Field season of the year 2009 showed in practice, the heads of the Russian expeditions have been deprived of legal rights to organize and carry out the archaeological work, to process and register the received materials. This artificially constructed but failed scheme seriously hampered the organization and conducting of expeditions, creating certain difficulties even for our Ukrainian archaeologists.
We should not forget that Russian archaeologists' study is conducted in the conditions of increasing destruction and looting of the Crimean archaeological sites. In this regard the need of further systematic work of Russian expeditions, including the primary conservation, restoration and preservation of sites during the field season, is objectively one of the important measures for their conservation.
Funding for these studies in the Crimea has traditionally been the Russian. Thus, in accordance with the Ukrainian legislation, the materials obtained during the excavation, including the unique exhibits, each year enrich the collections of the Crimean museums.
Governmental decisions of archaeological activities in the territory of Ukraine in 2009 are: the centralization transformed into the monopolization and commercialization of the national cultural heritage preserving and researching.

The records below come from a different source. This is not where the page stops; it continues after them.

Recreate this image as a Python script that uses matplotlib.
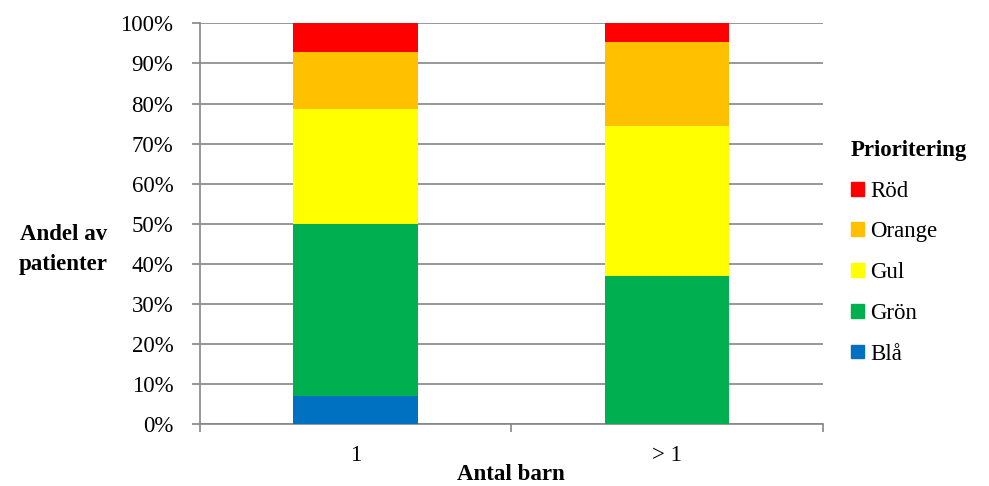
import numpy as np
import matplotlib.pyplot as plt
from matplotlib import rc
from matplotlib.patches import Patch

rc('font', **{'family': 'serif', 'serif': ['Liberation Serif', 'DejaVu Serif']})

# Andel av patienter per prioritering (procent)
groups = ["1", "> 1"]
bla = [7.1, 0.0]
gron = [42.9, 37.0]
gul = [28.6, 37.4]
orange = [14.2, 20.9]
rod = [7.2, 4.7]

series = [("Blå", bla, "#0070C0"),
          ("Grön", gron, "#00B050"),
          ("Gul", gul, "#FFFF00"),
          ("Orange", orange, "#FFC000"),
          ("Röd", rod, "#FF0000")]

FS = 16.5
GREY = "#868686"

fig = plt.figure(figsize=(9.89, 4.86), dpi=100)
ax = fig.add_axes([0.202, 0.127, 0.630, 0.825])

x = np.arange(len(groups))
bottom = np.zeros(len(groups))
for name, vals, color in series:
    ax.bar(x, vals, width=0.4, bottom=bottom, color=color, label=name, zorder=3)
    bottom += np.array(vals)

ax.set_xlim(-0.5, 1.5)
ax.set_ylim(0, 100)
ax.set_yticks(np.arange(0, 101, 10))
ax.set_yticklabels([f"{v}%" for v in range(0, 101, 10)], fontsize=FS)
ax.yaxis.grid(True, color=GREY, linewidth=1.2, zorder=0)

# category ticks sit between the bars
ax.set_xticks([-0.5, 0.5, 1.5])
ax.set_xticklabels([])
ax.set_xticks(x, minor=True)
ax.set_xticklabels(groups, minor=True, fontsize=FS)
ax.tick_params(axis="x", which="minor", length=0, pad=15)
ax.tick_params(axis="x", which="major", length=6, color=GREY, width=1.2)
ax.tick_params(axis="y", length=6, color=GREY, width=1.2, pad=13)

for side in ["top", "right"]:
    ax.spines[side].set_visible(False)
for side in ["left", "bottom"]:
    ax.spines[side].set_color(GREY)
    ax.spines[side].set_linewidth(1.2)

fig.text(511 / 989, 1 - 474 / 486, "Antal barn", fontsize=FS,
         fontweight="bold", ha="center", va="center")
ax.set_ylabel("Andel av\npatienter", fontsize=FS, fontweight="bold",
              rotation=0, ha="center", va="center", linespacing=1.55)
ax.yaxis.set_label_coords(-0.219, 0.435)

handles = [Patch(color=c, label=n) for n, _, c in reversed(series)]
leg = fig.legend(handles=handles, title="Prioritering", loc="upper left",
                 bbox_to_anchor=(851 / 989, 1 - 140 / 486), frameon=False,
                 fontsize=FS, borderpad=0, borderaxespad=0,
                 handlelength=0.55, handleheight=0.55, handletextpad=0.3,
                 labelspacing=0.86, alignment="left")
leg.get_title().set_fontweight("bold")
leg.get_title().set_fontsize(FS)

fig.savefig("out.png", dpi=100)
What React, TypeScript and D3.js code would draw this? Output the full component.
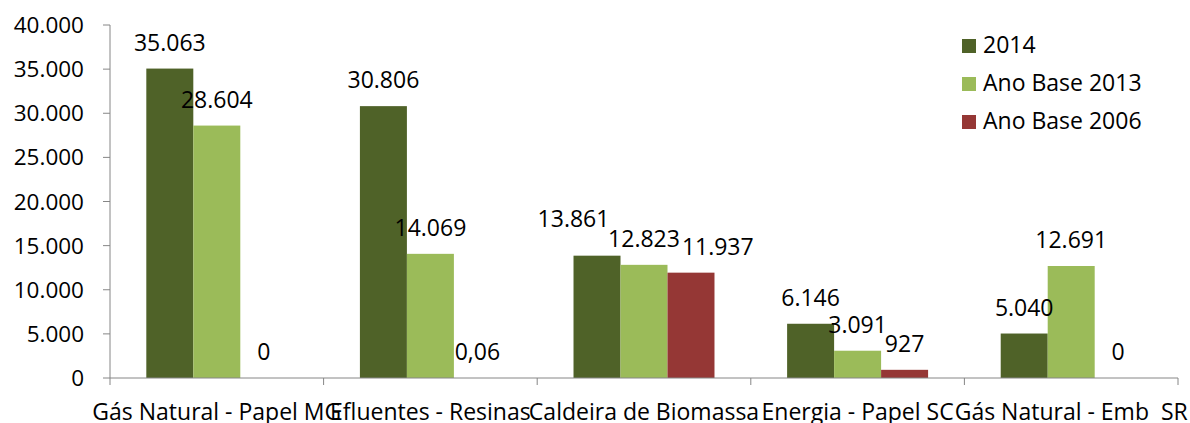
import React from "react";
import * as d3 from "d3";

const categories = [
  "Gás Natural - Papel MG",
  "Efluentes - Resinas",
  "Caldeira de Biomassa",
  "Energia - Papel SC",
  "Gás Natural - Emb  SR",
];
const seriesNames = ["2014", "Ano Base 2013", "Ano Base 2006"];
const values2014 = [35063, 30806, 13861, 6146, 5040];
const values2013 = [28604, 14069, 12823, 3091, 12691];
const values2006 = [0, 0.06, 11937, 927, 0];
const labels2014 = ["35.063", "30.806", "13.861", "6.146", "5.040"];
const labels2013 = ["28.604", "14.069", "12.823", "3.091", "12.691"];
const labels2006 = ["0", "0,06", "11.937", "927", "0"];
const yTicks = [0, 5000, 10000, 15000, 20000, 25000, 30000, 35000, 40000];
const colors = ["#4F6228", "#9BBB59", "#953735"];

const W = 1190;
const H = 423;
const left = 110;
const right = 1178;
const top = 25;
const bottom = 378;
const font = "'Open Sans', sans-serif";

// manual label nudges (in units of bar width / pixels) as in the source chart
const labelDx = [
  [0, 0, -0.5, 0, 0],
  [0, 0, 0, 0, 0],
  [0, 0, 0.57, 0, 0],
];
const labelDy = [
  [0, 0, -11, 0, 0],
  [0, 0, 0, 0, 0],
  [0, 0, 0, 0, 0],
];

export default function App() {
  const x0 = d3.scaleBand<string>().domain(categories).range([left, right]).paddingInner(0.34).paddingOuter(0.17);
  const x1 = d3.scaleBand<string>().domain(seriesNames).range([0, x0.bandwidth()]);
  const y = d3.scaleLinear().domain([0, 40000]).range([bottom, top]);
  const fmt = (v: number) => d3.format(",")(v).replace(/,/g, ".");
  const series = [values2014, values2013, values2006];
  const labels = [labels2014, labels2013, labels2006];
  const step = (right - left) / categories.length;
  const bw = x1.bandwidth();

  return (
    <svg width={W} height={H} style={{ position: "absolute", left: 0, top: 0, background: "#fff" }}>
      {categories.map((c, i) => (
        <g key={c}>
          {series.map((s, k) => (
            <rect
              key={k}
              x={(x0(c) as number) + (x1(seriesNames[k]) as number)}
              y={y(s[i])}
              width={bw}
              height={bottom - y(s[i])}
              fill={colors[k]}
            />
          ))}
        </g>
      ))}
      <line x1={left} x2={left} y1={top} y2={bottom} stroke="#868686" strokeWidth={1} />
      <line x1={left} x2={right} y1={bottom} y2={bottom} stroke="#868686" strokeWidth={1} />
      {yTicks.map((t) => (
        <g key={t}>
          <line x1={left - 7} x2={left} y1={y(t)} y2={y(t)} stroke="#868686" />
          <text x={84} y={y(t) + 8} textAnchor="end" fontFamily={font} fontSize={22.5} fill="#000">
            {fmt(t)}
          </text>
        </g>
      ))}
      {d3.range(categories.length + 1).map((i) => (
        <line key={i} x1={left + i * step} x2={left + i * step} y1={bottom} y2={bottom + 7} stroke="#868686" />
      ))}
      {categories.map((c) => (
        <text
          key={c}
          x={(x0(c) as number) + x0.bandwidth() / 2}
          y={420}
          textAnchor="middle"
          fontFamily={font}
          fontSize={23}
          fill="#000"
          style={{ whiteSpace: "pre" }}
        >
          {c}
        </text>
      ))}
      {categories.map((c, i) => (
        <g key={c + "l"}>
          {series.map((s, k) => (
            <text
              key={k}
              x={(x0(c) as number) + (x1(seriesNames[k]) as number) + bw / 2 + labelDx[k][i] * bw}
              y={y(s[i]) - 18 + labelDy[k][i]}
              textAnchor="middle"
              fontFamily={font}
              fontSize={23}
              fill="#000"
            >
              {labels[k][i]}
            </text>
          ))}
        </g>
      ))}
      {seriesNames.map((n, k) => (
        <g key={n}>
          <rect x={962} y={39 + k * 38} width={14} height={14} fill={colors[k]} />
          <text x={983} y={53 + k * 38} fontFamily={font} fontSize={23} fill="#000">
            {n}
          </text>
        </g>
      ))}
    </svg>
  );
}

Over the past 10 years the number of archaeological expeditions and detachments working in the Crimea decreased in 2 times, and the number of Professional Archaeologists in 2,5 times.
A true calamity for the Crimea in recent years is unprecedented looting "digs" with the only purpose - to meet the demand for antiquities in the near and far abroad. Archeologists count that annually about 1,000 burial mounds, tombs, gravestone and underground tombs in the Crimea are looted.
So, the facts contained in my report show that the destruction and the irretrievable loss of archaeological sites of world significance can happen not only in the open hostilities, but also because of irresponsible, incompetent government policies, as well as the contemplative attitude of the international community. In my opinion, it is necessary to adopt or improve some international instruments concerning the protection and restoration of historical and architectural monuments that could give the international organizations the right to influence the processes taking place both in the problematical country and beyond its borders, preventing looting and destruction of historical sites and artifacts.
And here the problem of the world community is to work together to create the conditions that preclude the sale of items obtained during the illegal excavations in the Crimea as well as in the other states. This can be achieved by tightening the conditions of international auctions, close cooperation between law enforcement agencies of different countries. Equally important is the humanitarian aspect of the problem: the attitude of society at large to the facts of the acquisition of things, obtained illegally, by private collectors.
The international community lacks of full information even about the most important archaeological monuments located on the territory of Crimea. Joint researches, exhibitions, restoration projects with an international character can help to fill these information gaps. Exchange programs for specialists, especially the young are of a great importance, too. The Crimean museums, performing the storing function of archaeological artifacts, are already working in this direction. We are open to interesting suggestions and further cooperation.